By onthetrail
Where do you all feel most connected to Tolkien?
17 Jul, 2022
(edited)
2022-7-17 8:40:04 PM UTC
2022-7-17 8:40:04 PM UTC
Dale Nelson wrote:
Onthetrail wrote, "There is a place in the Welsh hills, entirely unconnected to Tolkien movies and whatnot, an oak tree sat just off the river as it comes from the hills around Snowden, a sandstone wall that has been there for generations. There I feel connected to Tolkien because it is where I often took a break on walks and read his books as a teenager."
I'll bet that, though that location isn't associated in your mind with movies made from Tolkien's writings or with specific scenes in his books, it does have some affinity with something in the latter.

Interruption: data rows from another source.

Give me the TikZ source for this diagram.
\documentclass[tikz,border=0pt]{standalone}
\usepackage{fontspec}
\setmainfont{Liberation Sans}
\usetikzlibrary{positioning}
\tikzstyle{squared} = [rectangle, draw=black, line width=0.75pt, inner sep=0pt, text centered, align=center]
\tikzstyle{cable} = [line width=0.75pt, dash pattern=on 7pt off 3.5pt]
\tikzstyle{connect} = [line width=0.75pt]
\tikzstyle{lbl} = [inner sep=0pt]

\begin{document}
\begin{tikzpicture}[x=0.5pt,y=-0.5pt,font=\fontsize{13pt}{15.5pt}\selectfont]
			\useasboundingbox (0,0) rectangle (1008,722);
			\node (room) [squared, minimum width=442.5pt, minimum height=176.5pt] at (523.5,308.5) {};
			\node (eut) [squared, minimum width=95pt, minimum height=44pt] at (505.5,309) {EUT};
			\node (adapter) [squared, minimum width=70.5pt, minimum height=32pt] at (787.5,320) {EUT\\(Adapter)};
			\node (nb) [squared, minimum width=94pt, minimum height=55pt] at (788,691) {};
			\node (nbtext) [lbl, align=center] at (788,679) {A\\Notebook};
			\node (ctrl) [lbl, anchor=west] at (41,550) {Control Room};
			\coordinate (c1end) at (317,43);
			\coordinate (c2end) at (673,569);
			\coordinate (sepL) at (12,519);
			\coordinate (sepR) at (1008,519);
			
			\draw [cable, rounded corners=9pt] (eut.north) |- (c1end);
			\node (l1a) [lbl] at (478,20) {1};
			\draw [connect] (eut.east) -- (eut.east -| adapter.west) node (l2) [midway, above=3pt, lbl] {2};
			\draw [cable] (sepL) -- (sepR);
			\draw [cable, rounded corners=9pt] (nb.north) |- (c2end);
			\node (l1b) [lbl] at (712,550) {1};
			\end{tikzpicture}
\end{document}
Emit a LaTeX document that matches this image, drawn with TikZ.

In other words, your memory of the place is enriched by associations both with the content of what you read and with the time in which you read it.
If that makes sense to anyone else, it would be interesting to hear about such spots of time and place.
I had various places, and still do, that I find certain passages enjoyable.
On that spot in North Wales I always enjoy reading scenes in Rohan, the Fellowship boating along the Anduin, and especially anything from The Silmarillion as the landscape has the textures and colours that I have in my minds eye when reading. Another favourite place of mine is Dinas Bran, in the hills above Llangollen. A simple search on Google will confirm what is particularly wonderful to read up there. Middle-earth is for me made up of so many places in the North West of England and Wales. Especially the North. Cheshire and the open land around Beeston and Peckforton Castles are stunning and very much my Middle-earth. Although not especially Rohan-esq, I still picture them as that whenever I go home.